Think Draco found his forever family today!!
Bad cameraphone picture, but as you can see, Draco is really happy with his new family!

I’d say it’s a perfect match!

Cuddling acrobatics. #germanshepherd #draco

A few hours after he left, we got a sweet photo from the family, showing Jamie, Gabby, and Draco (who is probably going to be renamed “Otis”) all snuggling on a sofa together, with the caption, “I think they’re going to be best friends!”

Although nothing is final until the trial is over, my feeling is that Draco just lucked out on his perfect forever home! We couldn’t be happier for the guy. We came to love him a lot, after just a short week with him! He is a gem of a dog, and I think he is well on his way to a wonderful, stable, happy life.

Draco buddy

Happy endings! Fuzzy feelings! Good luck, Draco!

Draco buddy

And now we’re gearing up for the next foster adventure, because we apparently have a 6-month-old female heading our way in a few days! Whew! I will, as always, keep you posted…

These German shepherd twins…

… are settling in together nicely.

Shepherds at their posts. #pyrrha #draco #germanshepherd

As you can see, they can be hard to tell apart sometimes.

Shepherds chilling. #draco #pyrrha #fosterfun

With their eyes all aglow. #demondogs #fosterfun
Demon dogs!

Draco is a fast learner, and thanks to the help of consistent treats, he has learned to see the crate as a pretty cool place. He will still whine a bit, particularly at night, but he’s learning quickly.

A note on his name, too! Just so you didn’t think we named this gentle, affectionate boy after the punk bad boy Draco Malfoy… Draco was the name that he came with, and so we didn’t try to change it. (We got criticism from friends and family for giving such a sweetie such an aggressive-sounding name! Not our fault…)

More couch snuggles. #draco #fosterfun

And he’s still getting in plenty of cuddle time, as you can see.

Pyrrha is learning how to navigate some feelings of jealousy. She is not cuddly at all, not even with me, but watching Draco be so willing to snuggle has had an interesting effect on her. Last night, in fact, she jumped up on the empty space next to Guion — something she would never normally do — because Draco had just been right there. She grumbles at him occasionally, but they enjoy each other overall; we often find them sneaking kisses and playing “tag” in the backyard.

Hey handsome! #draco #germanshepherd

The exciting news is that he may have an interested family already! There’s a chance that they may come by this weekend to meet him! Hope that will work out for this sweet dude. Will keep you posted!

Hope you all have nice weekends ahead!

Things I’ve learned from fostering so far

We’ve only been fostering for two-and-a-half weeks now, but we have already learned so much!

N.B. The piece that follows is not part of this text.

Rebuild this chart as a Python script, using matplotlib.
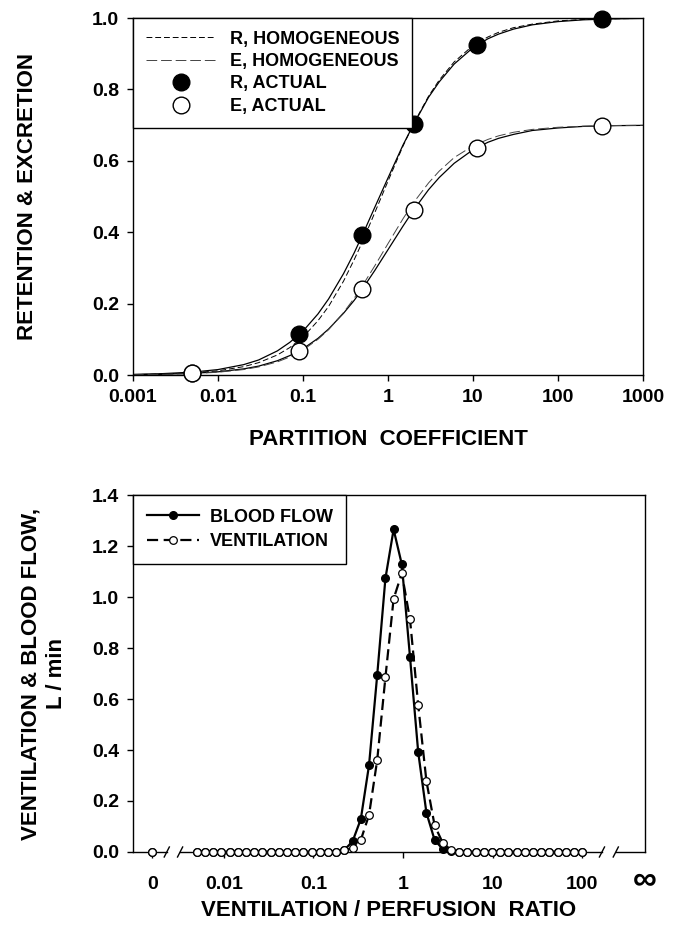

Trifecta of shepherd protection
Trifecta of shepherd protection: Vera (adoptable pup), Pyrrha, and Brando (former foster)

A few of the fostering lessons we’ve learned:

  • Personality will probably shift over time. I thought Brando was a WILD MAN on the first day–and he was. He was so stressed out. I never thought we’d be able to let him indoors. But after a week, he’d settled down and he turned out to be quite a mellow dude. Likewise, Laszlo was fairly shut down for the first few days, but now he is all energy and play.
  • Baby gates are a lifesaver. The ability to separate the dogs when needed and the ability to keep them in a small space has been an excellent tool. Even though Pyrrha and Brando both could have jumped our baby gate if they wanted to, they respected the barrier. I also keep Laszlo in the kitchen with me while I’m eating or cooking; he can never be too far away from my sight.
  • Our small house has actually been beneficial. Although, yes, having two full-grown German shepherds in a 830-square-foot home is overwhelming, it’s actually been something of an advantage. Brando could never be too far out of our sight! (Cooking in our tiny galley kitchen with both dogs underfoot is another story, though…)
  • Crates are the best! I love crates. Brando didn’t love crates, but he gradually got used to them. I don’t know how people foster without them! We could leave for a few hours at a time without worrying that he was getting into something, going on the floor, etc. (I’m just praying now that we don’t get one of those Houdini GSDs who are able to get out of crates at will. Pyrrha has a touch of that ability–she has sprung herself out once for a gastrointestinal emergency–but thankfully she stays put 99% of the time.) Laszlo seems to have adapted to the crate as well. He still cries a little bit when we put him in there, but he has now been accident-free for four days (knock on wood!) and has been sleeping through the night (thank God).
  • Pyrrha loves having another dog around. Even though Brando would get tired of her, she never seemed to get tired of him! She was like a silly kid with him. Like a silly kid, she would occasionally get petulant and sassy, but she was always THRILLED to see Brando every morning. Very sweet. She also liked to follow him around and copy whatever he was doing, which was good news for Guion, because he got an extra dose of cuddliness from her when Brando was around. While she isn’t so thrilled with Laszlo, the two do have moments of affection.
  • Don’t underestimate the value of routines. Dogs love routines. Especially nervous dogs. Having a set schedule every day has helped our fosters relax and recuperate during their transition period. These dogs have, for the most part, had fairly rough lives thus far. Being able to count on a consistent daily routine helps them settle down and into the family life. This is the prime advantage of fostering, after all: Helping a dog (who has likely had a rough start) acclimate to life with humans.

Obviously, we still have a lot to learn, but it has been a fun journey so far!